Monoculture sutures people’s identities to single things. Today, in the tea districts of Assam, plantation workers are referred to as “tea tribes.” Although Indian tea plantation workers are technically free to abandon the fields to seek work in cities or towns, workers receive the bulk of their compensation not in cash but in kind, in the form of housing, food rations, and medical facilities. This system of in-kind payment ensures that the reproduction of human life is woven firmly into the continued production of tea. Since plantation monoculture is an economy of scale, people and plants only need to be marginally healthy, marginally alive. Quantity of life comes before quality of life.

The consignment of certain kinds of persons to dependence on monoculture continues, but botanical homogeneity is also being pursued in the name of cultural homogeneity: mono-culture. The things that inhabitants of the industrialized North cannot live without—coffee, tea, sugar, bananas, as well as the rubber in our tires, the soy that binds dark chocolate, and the grasses that cover suburban lawns—are mono-cultured. Single-species landscapes are among the most vulnerable to blights, diseases, and droughts. Frequently, the answers to this vulnerability come from biotechnology: pesticides and genetic modification have helped expand monocultures as never before, often with deadly results not just for insects and weeds but for people (Hetherington 2013).

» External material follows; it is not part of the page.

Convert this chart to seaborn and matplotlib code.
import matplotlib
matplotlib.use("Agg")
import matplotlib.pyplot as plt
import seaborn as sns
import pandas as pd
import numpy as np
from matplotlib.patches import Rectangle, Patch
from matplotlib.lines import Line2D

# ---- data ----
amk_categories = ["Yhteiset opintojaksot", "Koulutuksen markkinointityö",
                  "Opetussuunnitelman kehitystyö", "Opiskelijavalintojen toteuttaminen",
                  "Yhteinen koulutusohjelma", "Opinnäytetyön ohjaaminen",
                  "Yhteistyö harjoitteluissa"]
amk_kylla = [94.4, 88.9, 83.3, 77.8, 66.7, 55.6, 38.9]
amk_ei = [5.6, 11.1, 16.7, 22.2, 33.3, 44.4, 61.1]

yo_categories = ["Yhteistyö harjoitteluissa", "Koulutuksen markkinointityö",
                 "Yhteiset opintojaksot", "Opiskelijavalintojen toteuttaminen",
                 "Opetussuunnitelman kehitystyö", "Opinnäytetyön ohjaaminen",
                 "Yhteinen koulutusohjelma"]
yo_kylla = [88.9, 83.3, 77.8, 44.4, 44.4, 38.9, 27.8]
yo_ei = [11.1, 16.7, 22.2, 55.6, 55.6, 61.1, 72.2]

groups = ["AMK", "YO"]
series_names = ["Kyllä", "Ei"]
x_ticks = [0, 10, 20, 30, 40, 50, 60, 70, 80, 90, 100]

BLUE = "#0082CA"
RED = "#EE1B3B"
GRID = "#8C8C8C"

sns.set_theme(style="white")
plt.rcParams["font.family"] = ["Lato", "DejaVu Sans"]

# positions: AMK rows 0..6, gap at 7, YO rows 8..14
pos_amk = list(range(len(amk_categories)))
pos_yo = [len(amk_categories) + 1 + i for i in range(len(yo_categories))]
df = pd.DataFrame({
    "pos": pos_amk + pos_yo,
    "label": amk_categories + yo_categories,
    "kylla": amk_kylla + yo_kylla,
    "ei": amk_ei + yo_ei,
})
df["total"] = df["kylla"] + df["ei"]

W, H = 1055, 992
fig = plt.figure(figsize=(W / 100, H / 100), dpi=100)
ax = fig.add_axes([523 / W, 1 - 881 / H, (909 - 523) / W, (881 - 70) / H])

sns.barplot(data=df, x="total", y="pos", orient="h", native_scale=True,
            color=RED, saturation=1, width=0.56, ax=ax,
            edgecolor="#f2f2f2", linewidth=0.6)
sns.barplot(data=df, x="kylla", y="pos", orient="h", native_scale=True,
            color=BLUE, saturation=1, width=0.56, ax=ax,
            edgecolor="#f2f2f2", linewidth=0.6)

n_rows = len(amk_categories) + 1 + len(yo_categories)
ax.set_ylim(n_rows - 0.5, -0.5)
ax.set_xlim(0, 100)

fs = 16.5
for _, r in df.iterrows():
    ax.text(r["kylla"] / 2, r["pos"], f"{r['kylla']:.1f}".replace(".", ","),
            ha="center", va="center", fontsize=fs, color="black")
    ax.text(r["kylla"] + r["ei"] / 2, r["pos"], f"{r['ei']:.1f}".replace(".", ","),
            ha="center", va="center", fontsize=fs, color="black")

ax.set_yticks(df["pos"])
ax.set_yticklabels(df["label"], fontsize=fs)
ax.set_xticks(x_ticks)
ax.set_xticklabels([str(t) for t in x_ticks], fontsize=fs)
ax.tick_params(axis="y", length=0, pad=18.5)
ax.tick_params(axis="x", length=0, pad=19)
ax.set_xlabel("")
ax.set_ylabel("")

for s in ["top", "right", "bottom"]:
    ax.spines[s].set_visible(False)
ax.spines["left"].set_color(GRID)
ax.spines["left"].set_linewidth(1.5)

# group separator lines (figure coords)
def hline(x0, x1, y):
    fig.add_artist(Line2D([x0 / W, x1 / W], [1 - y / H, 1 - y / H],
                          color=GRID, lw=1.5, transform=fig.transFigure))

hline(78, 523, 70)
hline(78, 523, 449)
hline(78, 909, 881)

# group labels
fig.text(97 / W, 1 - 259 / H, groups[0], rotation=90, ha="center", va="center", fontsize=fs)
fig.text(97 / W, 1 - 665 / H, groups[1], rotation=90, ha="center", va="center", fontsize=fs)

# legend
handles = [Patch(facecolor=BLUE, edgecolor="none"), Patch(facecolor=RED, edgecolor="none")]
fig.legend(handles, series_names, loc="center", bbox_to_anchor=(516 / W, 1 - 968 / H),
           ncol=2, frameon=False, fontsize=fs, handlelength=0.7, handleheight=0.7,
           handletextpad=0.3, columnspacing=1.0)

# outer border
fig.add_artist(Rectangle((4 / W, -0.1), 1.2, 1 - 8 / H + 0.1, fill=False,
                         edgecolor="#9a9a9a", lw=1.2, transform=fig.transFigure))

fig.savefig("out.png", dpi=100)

The violence of the Anthropocene lies in its monotone nature. The illusion that there is a single we that desires coffee, sugar, soy, and rubber can lead to the illusion that the planetary costs of these technical quick-fixes affect us all equally. Monoculture’s power, then, is its ability to breed not just a dearth of biological difference across landscapes, but a creeping in-difference to the radically uneven impact of capitalism on ecologies, identities, and planetary life. Such indifference may be the greatest threat to life in the Anthropocene.

References

Hetherington, Kregg. 2013. “Beans Before the Law: Knowledge Practices, Responsibility, and the Paraguayan Soy Boom.” Cultural Anthropology 28, no. 1: 65–85.

Mintz, Sidney W. 1979. “Time, Sugar, and Sweetness.” Marxist Perspectives 2, no. 4: 56–73.

Tea Cultivation. 1865. Calcutta: Military Orphan Press.